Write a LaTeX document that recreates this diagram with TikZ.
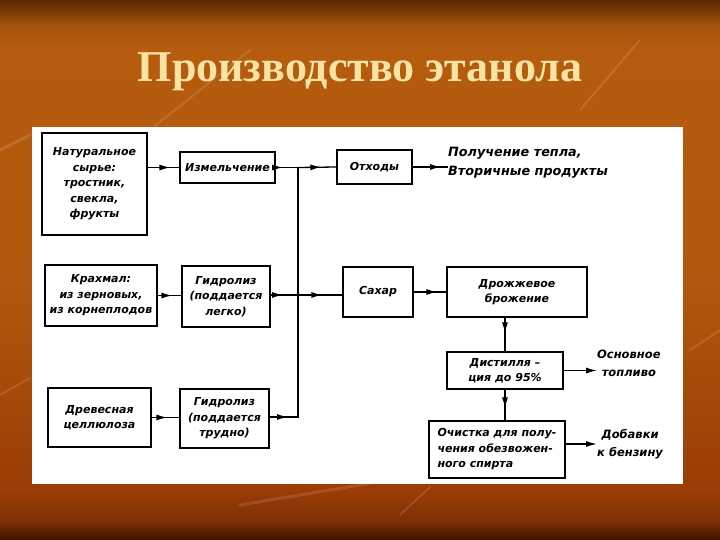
\documentclass[tikz,border=0pt]{standalone}
\usepackage{fontspec}
\usepackage{tikz}
\usetikzlibrary{arrows.meta,decorations.markings}
\setmainfont{Liberation Serif}
\newfontfamily\gostfont{DejaVu Sans}
\definecolor{titlecream}{HTML}{F7E3A3}
\definecolor{bgtop}{HTML}{5C2800}
\definecolor{bgmid}{HTML}{B65C0E}
\definecolor{bglow}{HTML}{9C3C06}
\definecolor{bgfoot}{HTML}{3A1400}
% 25bp = onderkant, 75bp = bovenkant van het blad
\pgfdeclareverticalshading{slidebg}{100bp}{color(0bp)=(bgfoot); color(25bp)=(bgfoot); color(26.7bp)=(bglow!80!black); color(29.6bp)=(bglow); color(49bp)=(bgmid!85!bglow); color(70.4bp)=(bgmid); color(72.7bp)=(bgmid!80!bgtop); color(75bp)=(bgtop); color(100bp)=(bgtop)}

\tikzset{
  blok/.style={draw, line width=1.3pt, align=center, inner sep=2pt,
    font=\gostfont\bfseries\itshape\fontsize{11}{15.5}\selectfont},
  uitleg/.style={align=center, inner sep=0pt,
    font=\gostfont\bfseries\itshape\fontsize{11.5}{18}\selectfont},
  flow/.style={line width=1.3pt,
    decoration={markings, mark=at position -#1 with {\arrow{Latex[length=11pt,width=6pt]}}},
    postaction={decorate}},
  flow/.default=9pt,
  uitgang/.style={line width=1.3pt, -{Latex[length=11pt,width=6pt]}},
  streep/.style={white, opacity=0.12, line width=#1, line cap=round}
}

\begin{document}
\begin{tikzpicture}[x=1pt,y=-1pt]
% achtergrond
\useasboundingbox (0,0) rectangle (720,540);
\shade[shading=slidebg] (0,0) rectangle (720,540);
\draw[streep=3pt] (0,150) -- (30,135);
\draw[streep=2pt] (0,395) -- (30,378);
\draw[streep=2pt] (150,130) -- (250,50);
\draw[streep=3pt] (240,505) -- (420,475);
\draw[streep=2pt] (400,515) -- (430,487);
\draw[streep=2pt] (690,350) -- (720,330);
\draw[streep=2pt] (580,110) -- (640,40);
\fill[white] (32,127) rectangle (683,484);
\node[font=\fontsize{44}{50}\selectfont\bfseries, text=titlecream] (title) at (360,72) {Производство этанола};

% blokken
\node[blok, minimum width=105, minimum height=102] (raw) at (94.5,184) {Натуральное\\сырье:\\тростник,\\свекла,\\фрукты};
\node[blok, minimum width=95, minimum height=31] (grind) at (227.5,167.5) {Измельчение};
\node[blok, minimum width=75, minimum height=34] (waste) at (374.5,167) {Отходы};
\node[uitleg, align=left, anchor=west, font=\gostfont\bfseries\itshape\fontsize{12.8}{19}\selectfont] (heat) at (448,163) {Получение тепла,\\Вторичные продукты};

\node[blok, minimum width=112, minimum height=61] (starch) at (101,295.5) {Крахмал:\\из зерновых,\\из корнеплодов};
\node[blok, minimum width=88, minimum height=61] (hydroA) at (226,296.5) {Гидролиз\\(поддается\\легко)};
\node[blok, minimum width=70, minimum height=50] (sugar) at (378,292) {Сахар};
\node[blok, minimum width=140, minimum height=50] (ferment) at (517,292) {Дрожжевое\\брожение};
\node[blok, minimum width=116, minimum height=37] (distil) at (505,370.5) {Дистилля –\\ция до 95\%};
\node[uitleg, anchor=west] (fuel) at (597,363) {Основное\\топливо};
\node[blok, align=left, minimum width=136, minimum height=57] (purify) at (497,449.5) {Очистка для полу-\\чения обезвожен-\\ного спирта};
\node[uitleg, anchor=west] (additive) at (597,444) {Добавки\\к бензину};

\node[blok, minimum width=103, minimum height=59] (wood) at (99.5,417.5) {Древесная\\целлюлоза};
\node[blok, minimum width=89, minimum height=59] (hydroB) at (224.5,418.5) {Гидролиз\\(поддается\\трудно)};

\coordinate (j1) at (298,167.5);
\coordinate (j2) at (298,295);
\coordinate (j3) at (298,417);

% pijlen
\draw[flow] (raw.east |- grind.west) -- (grind.west);
\draw[flow=15pt] (grind.east) -- (j1);
\draw[flow=15pt] (j1) -- (waste.west);
\draw[flow=7pt] (waste.east) -- (waste.east -| heat.west);
\draw[flow] (starch.east) -- (starch.east -| hydroA.west);
\draw[flow=15pt] (hydroA.east |- j2) -- (j2);
\draw[flow=20pt] (j2) -- (j2 -| sugar.west);
\draw[flow] (sugar.east) -- (ferment.west);
\draw[flow=18pt] (ferment.south -| distil.north) -- (distil.north);
\draw[uitgang] (distil.east) -- (distil.east -| fuel.west);
\draw[flow=12pt] (distil.south) -- (distil.south |- purify.north);
\draw[uitgang] (purify.east |- additive) -- (additive.west);
\draw[flow=12pt] (wood.east) -- (wood.east -| hydroB.west);
\draw[flow=10pt] (hydroB.east |- j3) -- (j3);
\draw[line width=1.3pt, line cap=rect] (j3) -- (j1);
\end{tikzpicture}
\end{document}
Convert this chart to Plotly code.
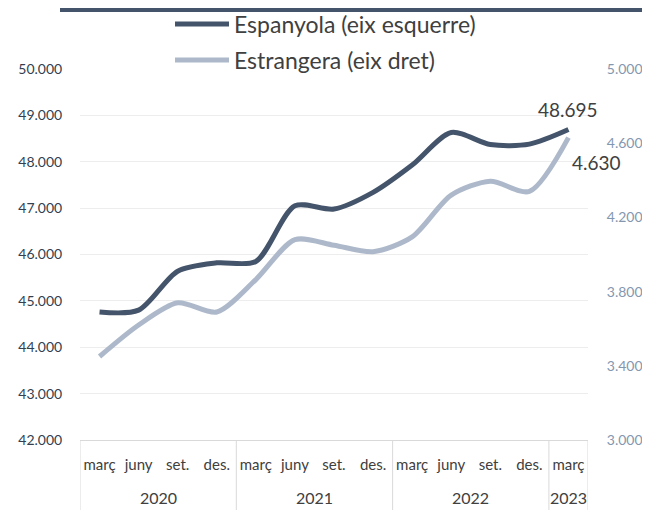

Exercise instructions: What is the number of lines in the listing above that contain the string "with"? Give only the number.

Result: 2